David Hansen (@Rev_David) wrote such a great post about Three Things That Are Killing Your Twitter Feed, I felt it needed some follow-up.
When destructive and unproductive behaviors emerge, our interior lives may need an alchemical shake-up so attitudes spawned such bad behavior can be transmuted into spiritual gold. “Holiness of heart and life,” for all you sanctification nuts out there.
So which kinds of attitudes manifest our lack of virtue formation in social media? I’m going to suggest these three as a starting point for conversation:
1. Entitlement
Not only do I follow a ridiculously high number of Twitter accounts, I also actively add folks who diversify and deepen my eclectic stream. I don’t feel badly about not following back people with whom I fail to connect for whatever reason. It’s my Twitter stream and I get to be inscrutable!

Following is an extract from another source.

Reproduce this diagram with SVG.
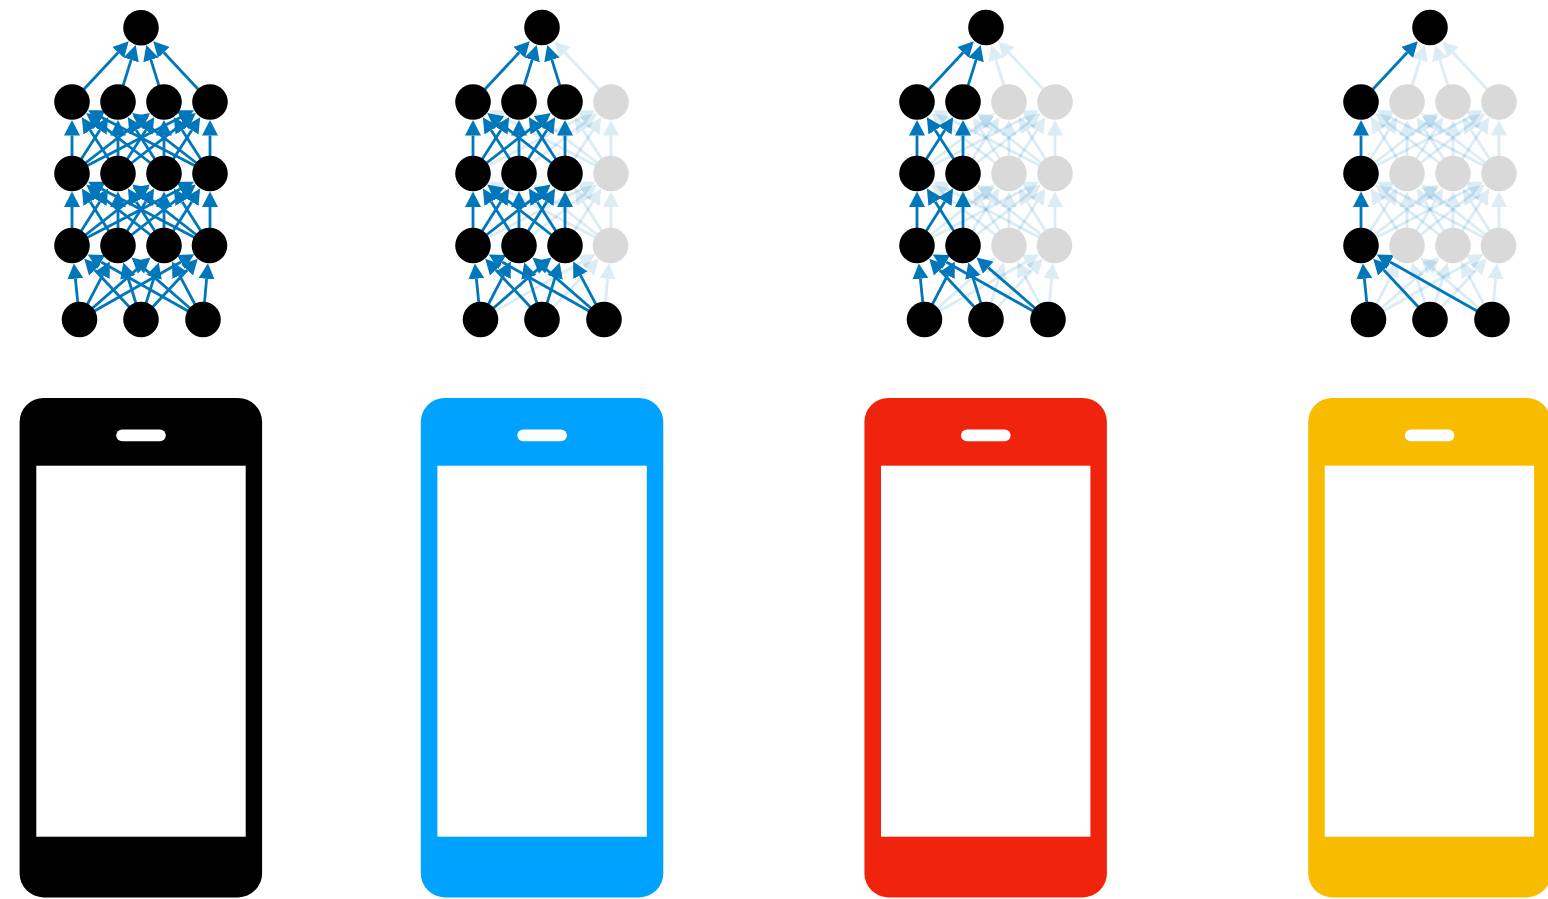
<svg xmlns="http://www.w3.org/2000/svg" width="1548" height="899" viewBox="0 0 1548 899">
<style>
.on{stroke:#0077bb;stroke-width:2.8;stroke-opacity:1;fill:none;marker-end:url(#ha)}
.off{stroke:#0077bb;stroke-width:2.8;stroke-opacity:.14;fill:none;marker-end:url(#hf)}
.k{fill:#000}
.g{fill:#d9d9d9}
.w{fill:#fff}
</style>
<defs>
<marker id="ha" markerUnits="userSpaceOnUse" markerWidth="16" markerHeight="17" refX="0" refY="8.5" orient="auto"><path d="M0,0.5L15.5,8.5L0,16.5z" fill="#0077bb"/></marker>
<marker id="hf" markerUnits="userSpaceOnUse" markerWidth="16" markerHeight="17" refX="0" refY="8.5" orient="auto"><path d="M0,0.5L15.5,8.5L0,16.5z" fill="#0077bb" fill-opacity=".14"/></marker>
<g id="e0">
<line x1="79.5" y1="319.5" x2="75.4" y2="278.8"/>
<line x1="141" y1="319.5" x2="94.8" y2="270"/>
<line x1="203" y1="319.5" x2="101.2" y2="262"/>
<line x1="72" y1="245.5" x2="72" y2="207"/>
<line x1="72" y1="173.5" x2="72" y2="135.5"/>
<line x1="72" y1="102" x2="118.2" y2="52.5"/>
</g>
<g id="e1">
<line x1="79.5" y1="319.5" x2="102.6" y2="275.2"/>
<line x1="141" y1="319.5" x2="127.9" y2="277.4"/>
<line x1="203" y1="319.5" x2="143.2" y2="267.6"/>
<line x1="72" y1="245.5" x2="99.8" y2="201.7"/>
<line x1="118" y1="245.5" x2="90.2" y2="201.7"/>
<line x1="118" y1="245.5" x2="118" y2="207"/>
<line x1="72" y1="173.5" x2="99.8" y2="130.2"/>
<line x1="118" y1="173.5" x2="90.2" y2="130.2"/>
<line x1="118" y1="173.5" x2="118" y2="135.5"/>
<line x1="118" y1="102" x2="131.1" y2="59.9"/>
</g>
<g id="e2">
<line x1="79.5" y1="319.5" x2="138.8" y2="267.6"/>
<line x1="141" y1="319.5" x2="154.1" y2="277.4"/>
<line x1="203" y1="319.5" x2="179.4" y2="275.2"/>
<line x1="72" y1="245.5" x2="137.6" y2="194.1"/>
<line x1="118" y1="245.5" x2="145.8" y2="201.7"/>
<line x1="164" y1="245.5" x2="98.4" y2="194.1"/>
<line x1="164" y1="245.5" x2="136.2" y2="201.7"/>
<line x1="164" y1="245.5" x2="164" y2="207"/>
<line x1="72" y1="173.5" x2="137.6" y2="122.6"/>
<line x1="118" y1="173.5" x2="145.8" y2="130.2"/>
<line x1="164" y1="173.5" x2="98.4" y2="122.6"/>
<line x1="164" y1="173.5" x2="136.2" y2="130.2"/>
<line x1="164" y1="173.5" x2="164" y2="135.5"/>
<line x1="164" y1="102" x2="150.9" y2="59.9"/>
</g>
<g id="e3">
<line x1="79.5" y1="319.5" x2="180.8" y2="262"/>
<line x1="141" y1="319.5" x2="187.2" y2="270"/>
<line x1="203" y1="319.5" x2="206.6" y2="278.8"/>
<line x1="72" y1="245.5" x2="180.2" y2="188.9"/>
<line x1="118" y1="245.5" x2="183.6" y2="194.1"/>
<line x1="164" y1="245.5" x2="191.8" y2="201.7"/>
<line x1="210" y1="245.5" x2="101.8" y2="188.9"/>
<line x1="210" y1="245.5" x2="144.4" y2="194.1"/>
<line x1="210" y1="245.5" x2="182.2" y2="201.7"/>
<line x1="210" y1="245.5" x2="210" y2="207"/>
<line x1="72" y1="173.5" x2="180.2" y2="117.4"/>
<line x1="118" y1="173.5" x2="183.6" y2="122.6"/>
<line x1="164" y1="173.5" x2="191.8" y2="130.2"/>
<line x1="210" y1="173.5" x2="101.8" y2="117.4"/>
<line x1="210" y1="173.5" x2="144.4" y2="122.6"/>
<line x1="210" y1="173.5" x2="182.2" y2="130.2"/>
<line x1="210" y1="173.5" x2="210" y2="135.5"/>
<line x1="210" y1="102" x2="163.8" y2="52.5"/>
</g>
</defs>
<g id="connectors">
<g id="net1-edges" transform="translate(0 0)">
<use href="#e3" class="on"/><use href="#e2" class="on"/><use href="#e1" class="on"/><use href="#e0" class="on"/>
</g>
<g id="net2-edges" transform="translate(401 0)">
<use href="#e3" class="off"/><use href="#e2" class="on"/><use href="#e1" class="on"/><use href="#e0" class="on"/>
</g>
<g id="net3-edges" transform="translate(845 0)">
<use href="#e3" class="off"/><use href="#e2" class="off"/><use href="#e1" class="on"/><use href="#e0" class="on"/>
</g>
<g id="net4-edges" transform="translate(1289 0)">
<use href="#e3" class="off"/><use href="#e2" class="off"/><use href="#e1" class="off"/><use href="#e0" class="on"/>
</g>
</g>
<g id="net1-top"><circle class="k" cx="141" cy="27.7" r="17.8"/></g>
<g id="net1-a0"><circle class="k" cx="72" cy="102" r="17.8"/></g>
<g id="net1-a1"><circle class="k" cx="118" cy="102" r="17.8"/></g>
<g id="net1-a2"><circle class="k" cx="164" cy="102" r="17.8"/></g>
<g id="net1-a3"><circle class="k" cx="210" cy="102" r="17.8"/></g>
<g id="net1-b0"><circle class="k" cx="72" cy="173.5" r="17.8"/></g>
<g id="net1-b1"><circle class="k" cx="118" cy="173.5" r="17.8"/></g>
<g id="net1-b2"><circle class="k" cx="164" cy="173.5" r="17.8"/></g>
<g id="net1-b3"><circle class="k" cx="210" cy="173.5" r="17.8"/></g>
<g id="net1-c0"><circle class="k" cx="72" cy="245.5" r="17.8"/></g>
<g id="net1-c1"><circle class="k" cx="118" cy="245.5" r="17.8"/></g>
<g id="net1-c2"><circle class="k" cx="164" cy="245.5" r="17.8"/></g>
<g id="net1-c3"><circle class="k" cx="209.5" cy="245.5" r="17.8"/></g>
<g id="net1-d0"><circle class="k" cx="79.5" cy="319.5" r="17.8"/></g>
<g id="net1-d1"><circle class="k" cx="141" cy="319.5" r="17.8"/></g>
<g id="net1-d2"><circle class="k" cx="203" cy="319.5" r="17.8"/></g>
<g id="net2-top"><circle class="k" cx="542" cy="27.5" r="17.8"/></g>
<g id="net2-a0"><circle class="k" cx="473" cy="102" r="17.8"/></g>
<g id="net2-a1"><circle class="k" cx="519" cy="102" r="17.8"/></g>
<g id="net2-a2"><circle class="k" cx="565" cy="102" r="17.8"/></g>
<g id="net2-a3"><circle class="g" cx="611" cy="102" r="17.8"/></g>
<g id="net2-b0"><circle class="k" cx="473" cy="173.5" r="17.8"/></g>
<g id="net2-b1"><circle class="k" cx="519" cy="173.5" r="17.8"/></g>
<g id="net2-b2"><circle class="k" cx="565" cy="173.5" r="17.8"/></g>
<g id="net2-b3"><circle class="g" cx="611" cy="173.5" r="17.8"/></g>
<g id="net2-c0"><circle class="k" cx="473" cy="245.5" r="17.8"/></g>
<g id="net2-c1"><circle class="k" cx="519" cy="245.5" r="17.8"/></g>
<g id="net2-c2"><circle class="k" cx="565" cy="245.5" r="17.8"/></g>
<g id="net2-c3"><circle class="g" cx="610.5" cy="245.5" r="17.8"/></g>
<g id="net2-d0"><circle class="k" cx="480.5" cy="319.5" r="17.8"/></g>
<g id="net2-d1"><circle class="k" cx="542" cy="319.5" r="17.8"/></g>
<g id="net2-d2"><circle class="k" cx="604" cy="319.5" r="17.8"/></g>
<g id="net3-top"><circle class="k" cx="986" cy="27.5" r="17.8"/></g>
<g id="net3-a0"><circle class="k" cx="917" cy="102" r="17.8"/></g>
<g id="net3-a1"><circle class="k" cx="963" cy="102" r="17.8"/></g>
<g id="net3-a2"><circle class="g" cx="1009" cy="102" r="17.8"/></g>
<g id="net3-a3"><circle class="g" cx="1055" cy="102" r="17.8"/></g>
<g id="net3-b0"><circle class="k" cx="917" cy="173.5" r="17.8"/></g>
<g id="net3-b1"><circle class="k" cx="963" cy="173.5" r="17.8"/></g>
<g id="net3-b2"><circle class="g" cx="1009" cy="173.5" r="17.8"/></g>
<g id="net3-b3"><circle class="g" cx="1055" cy="173.5" r="17.8"/></g>
<g id="net3-c0"><circle class="k" cx="917" cy="245.5" r="17.8"/></g>
<g id="net3-c1"><circle class="k" cx="963" cy="245.5" r="17.8"/></g>
<g id="net3-c2"><circle class="g" cx="1009" cy="245.5" r="17.8"/></g>
<g id="net3-c3"><circle class="g" cx="1054.5" cy="245.5" r="17.8"/></g>
<g id="net3-d0"><circle class="k" cx="924.5" cy="319.5" r="17.8"/></g>
<g id="net3-d1"><circle class="k" cx="986" cy="319.5" r="17.8"/></g>
<g id="net3-d2"><circle class="k" cx="1048" cy="319.5" r="17.8"/></g>
<g id="net4-top"><circle class="k" cx="1430" cy="27.5" r="17.8"/></g>
<g id="net4-a0"><circle class="k" cx="1361" cy="102" r="17.8"/></g>
<g id="net4-a1"><circle class="g" cx="1407" cy="102" r="17.8"/></g>
<g id="net4-a2"><circle class="g" cx="1453" cy="102" r="17.8"/></g>
<g id="net4-a3"><circle class="g" cx="1499" cy="102" r="17.8"/></g>
<g id="net4-b0"><circle class="k" cx="1361" cy="173.5" r="17.8"/></g>
<g id="net4-b1"><circle class="g" cx="1407" cy="173.5" r="17.8"/></g>
<g id="net4-b2"><circle class="g" cx="1453" cy="173.5" r="17.8"/></g>
<g id="net4-b3"><circle class="g" cx="1499" cy="173.5" r="17.8"/></g>
<g id="net4-c0"><circle class="k" cx="1361" cy="245.5" r="17.8"/></g>
<g id="net4-c1"><circle class="g" cx="1407" cy="245.5" r="17.8"/></g>
<g id="net4-c2"><circle class="g" cx="1453" cy="245.5" r="17.8"/></g>
<g id="net4-c3"><circle class="g" cx="1498.5" cy="245.5" r="17.8"/></g>
<g id="net4-d0"><circle class="k" cx="1368.5" cy="319.5" r="17.8"/></g>
<g id="net4-d1"><circle class="k" cx="1430" cy="319.5" r="17.8"/></g>
<g id="net4-d2"><circle class="k" cx="1492" cy="319.5" r="17.8"/></g>
<g id="phone1"><rect x="19.6" y="398" width="242.5" height="499.4" rx="24" fill="#000"/><rect class="w" x="36.3" y="465.7" width="209.4" height="371"/><rect class="w" x="116.2" y="429.4" width="49.6" height="11.8" rx="5.9"/></g>
<g id="phone2"><rect x="420.8" y="398" width="242.5" height="499.4" rx="24" fill="#00a2ff"/><rect class="w" x="437.4" y="465.7" width="209.4" height="371"/><rect class="w" x="517.3" y="429.4" width="49.6" height="11.8" rx="5.9"/></g>
<g id="phone3"><rect x="864.4" y="398" width="242.5" height="499.4" rx="24" fill="#f0230c"/><rect class="w" x="881" y="465.7" width="209.4" height="371"/><rect class="w" x="961" y="429.4" width="49.6" height="11.8" rx="5.9"/></g>
<g id="phone4"><rect x="1308.2" y="398" width="242.5" height="499.4" rx="24" fill="#f7bb00"/><rect class="w" x="1324.7" y="465.7" width="209.4" height="371"/><rect class="w" x="1404.8" y="429.4" width="49.6" height="11.8" rx="5.9"/></g>
</svg>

Early on, my sense of entitlement would manifest as frustration with people who didn’t follow back or engage my queries. Four years later, I still get that way at times, but griping doesn’t make it any better. Instead, I combat entitlement by focusing on tweeting good material, having a sense of humor, and engaging in real conversation wherever I find it. I figure that will be convincing enough, and let others decide whether they want to join in on the awesome.
PRO TIP: Not getting the followers you so richly deserve? Rather than belligerently badger others, play the long game with patience, wit, and expertise.

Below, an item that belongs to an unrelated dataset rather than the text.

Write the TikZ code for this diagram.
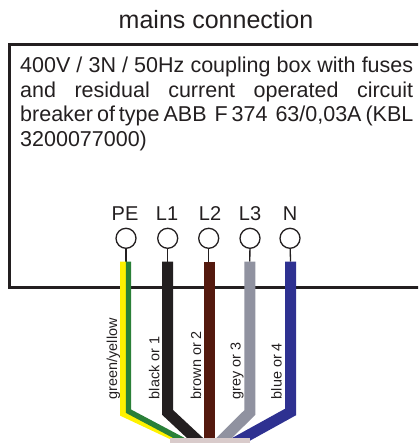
\documentclass[tikz,border=0pt]{standalone}
\usepackage{fontspec}
\setmainfont{Liberation Sans}
\definecolor{ink}{HTML}{231F20}
\definecolor{wyellow}{HTML}{FFF200}
\definecolor{wgreen}{HTML}{2A8038}
\definecolor{wbrown}{HTML}{54190E}
\definecolor{wgrey}{HTML}{9092A0}
\definecolor{wblue}{HTML}{2E3191}
\definecolor{barcol}{HTML}{D9CBCB}
\tikzset{
  x=1pt,y=-1pt,
  terminal/.style={circle,draw=ink,line width=1.3pt,fill=white,minimum size=20pt,inner sep=0pt},
  termlabel/.style={anchor=base,inner sep=0pt,text=ink,font=\fontsize{20}{20}\selectfont},
  stub/.style={draw=ink,line width=1.3pt},
  wire/.style={line width=11pt,line join=miter,miter limit=10},
  wirelabel/.style={rotate=90,anchor=base west,inner sep=0pt,text=ink,font=\fontsize{14.4}{14.4}\selectfont},
}
\newcommand{\fullline}[1]{\makebox[393pt][s]{#1}}
\begin{document}
\begin{tikzpicture}
\useasboundingbox (0,0) rectangle (418,443);
\clip (0,0) rectangle (418,443);
\node[anchor=base,inner sep=0pt,text=ink,font=\fontsize{25}{25}\selectfont] (title) at (216,28.3) {mains connection};
\draw[ink,line width=3.2pt,line join=miter] (420,44.5) -- (9.6,44.5) -- (9.6,287.8) -- (420,287.8);
\node[anchor=base west,inner sep=0pt,text=ink,font=\fontsize{21.5}{24.5}\selectfont] (desc) at (20,72.7) {\parbox[t]{393pt}{\raggedright
\fullline{400V / 3N / 50Hz coupling box with fuses}\\
\fullline{and residual current operated circuit}\\
\fullline{breaker of type ABB\ \ F 374\ \ 63/0,03A (KBL}\\
3200077000)}};
% terminals
\node[terminal] (tPE) at (126,238.3) {};
\node[terminal] (tL1) at (167.7,238.3) {};
\node[terminal] (tL2) at (208.7,238.3) {};
\node[terminal] (tL3) at (250,238.3) {};
\node[terminal] (tN) at (290,238.3) {};
\node[termlabel] (lPE) at (125,220.7) {PE};
\node[termlabel] (lL1) at (167,220.7) {L1};
\node[termlabel] (lL2) at (210,220.7) {L2};
\node[termlabel] (lL3) at (250,220.7) {L3};
\node[termlabel] (lN) at (290,220.7) {N};
% wire tops
\coordinate (wPE) at (126,261.7);
\coordinate (wL1) at (167.7,261.7);
\coordinate (wL2) at (209.5,261.7);
\coordinate (wL3) at (249.8,261.7);
\coordinate (wN) at (290.5,261.7);
\draw[stub] (tPE) -- (wPE);
\draw[stub] (tL1) -- (wL1);
\draw[stub] (tL2) -- (tL2 |- wL2);
\draw[stub] (tL3) -- (wL3);
\draw[stub] (tN) -- (wN);
% wires
\draw[wyellow,line width=6pt,line join=miter] (123,261.7) -- (123,413.7) -- (191.8,446);
\draw[wgreen,line width=5.4pt,line join=miter] (128.5,261.7) -- (128.5,411.2) -- (194,446);
\draw[ink,wire] (wL1) -- (167.7,412.5) -- (203.6,446);
\draw[wbrown,wire] (wL2) -- (209.5,446);
\draw[wgrey,wire] (wL3) -- (249.8,412.5) -- (216,446);
\draw[wblue,wire] (wN) -- (290.5,412) -- (229,446);
\node[fill=barcol,inner sep=0pt,minimum width=80pt,minimum height=8pt,anchor=north west] (bar) at (169.3,438.2) {};
% wire labels
\node[wirelabel] (cPE) at (117,399.3) {green/yellow};
\node[wirelabel] (cL1) at (159.3,399.3) {black or 1};
\node[wirelabel] (cL2) at (201,399.3) {brown or 2};
\node[wirelabel] (cL3) at (240.5,399.3) {grey or 3};
\node[wirelabel] (cN) at (281.7,399.3) {blue or 4};
\end{tikzpicture}
\end{document}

2. Thinking Too Little of Your Tweeps
Be a real person, y’all. Don’t be a collection of spiritual insights or Bible-quotes-shorter-than-140. You’re so much deeper and more mysterious than this. Don’t be afraid to go off-topic or off-book!
My followers get a heady cocktail of geek-outs, sermon reflections, United Methodist polity debates, Instagrams of my ridiculously-bright-and-incredibly-charming theological offspring, Texas culture, and so much more. Don’t deny your followers the Epic Cornucopia (+5 against banality) that is you.
Approach your Twitter stream similarly. Tolerate and learn to understand other perspectives, follow those outside your cultural, ideological, demographic, geographic, or religious norms. Find people who fire up your imagination and compassion, then let me know who they are!
PRO TIP: Diversify!
Raise the expectation bar and be multi-dimensional. Homogeneity is great for your milk but bad for your mind.
3. Because It’s The Internet, I Can Be Judgmental!
Don’t be the social media police. Don’t be a “Discernment Ministry.” You’ll find things on social media platforms that will disappoint and even offend. Ignore them and move on. If you know that person, take your concerns offline with a phone call or face-to-face conversation.
We know, we know, people will post ridiculous things on social media. Candidates for ministry sometimes say stupid thing. Pastors are openly heretical, flaunt church doctrine, and/or wear white shoes year-round. There’s snark online!
If I had a nickel for every concerned layperson, pastor, or judicatory official who expressed concern over people talking on the interwebz, then I’d have, well, a lot of nickels. Don’t sacrifice the possibility of real community (that happens to take place online) because it won’t be perfect.
Remember the words of St Ambrose, “It did not suit God to save his people by arguments.” Or, in the original Latin, “Don’t feed the trolls.”
PRO TIP: In the words of a (non-tweeting) seminary prof, “Leave your heresy hats and fundy-finders at the door.” Be gracious and hospitable, in social media as in real life.
Final analysis
We’re still figuring out how to be a connected, online church and world, so cautious and skeptical attitudes among church leaders and in the pews are to be expected. Being the best representative possible, no matter what the ministry setting, allows for new forms of community to emerge.
Taking off the old, tired characteristics so often reproduced via social media and putting on Christ may indeed be hard work, but you—and your followers—need nothing less.